Sometimes, during an incident post-mortem, we need to talk about the actions of a specific person. It’s awkward. We want to be blameless, right? If we say, “Steve rebooted the wrong server,” aren’t we undermining the principle of blamelessness? Shouldn’t we say, “An engineer rebooted the wrong server” instead?
This tension is rooted in a misunderstanding of blamelessness. The purpose of the blameless post-mortem is not to make everyone feel comfortable. Discomfort can be healthy and useful. The purpose of the blameless post-mortem is to let us find explanations deeper than human error.
If we say, “This outage happened because Steve rebooted the wrong server,” then we make Steve the sole agent in the narrative. By this logic, the only way to avoid more future outages is for Steve to do better (or get fired). This is the kind of shallow analysis that blameless post-mortems help us avoid.
But it’s okay to say, “Steve rebooted the wrong server,” as long as you don’t blame Steve for the failure. You’re just stating a fact. Everybody knows it was Steve who rebooted the server. Steve sure knows it: he’s been beating himself up about it all weekend.
But why did Steve reboot the wrong server? Could it have had something to do with the fact that the server’s command prompt contains the opaque EC2 instance ID instead of a meaningful hostname?

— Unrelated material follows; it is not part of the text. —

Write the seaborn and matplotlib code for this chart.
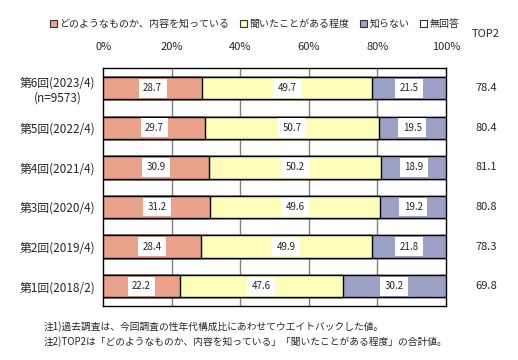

Was Steve coming off a 70-hour week? Come to think of it, why is it that rebooting that particular server can cause a total failure? If you’re asking questions like these instead of stopping at “Steve fucked up,” then you’re doing blamelessness.
So just say the name. It’s fine.
P.S. – obviously this doesn’t apply if you’re in the kind of organization that will retaliate against Steve for making an honest mistake. Don’t sell out your coworkers to bloodthirsty management.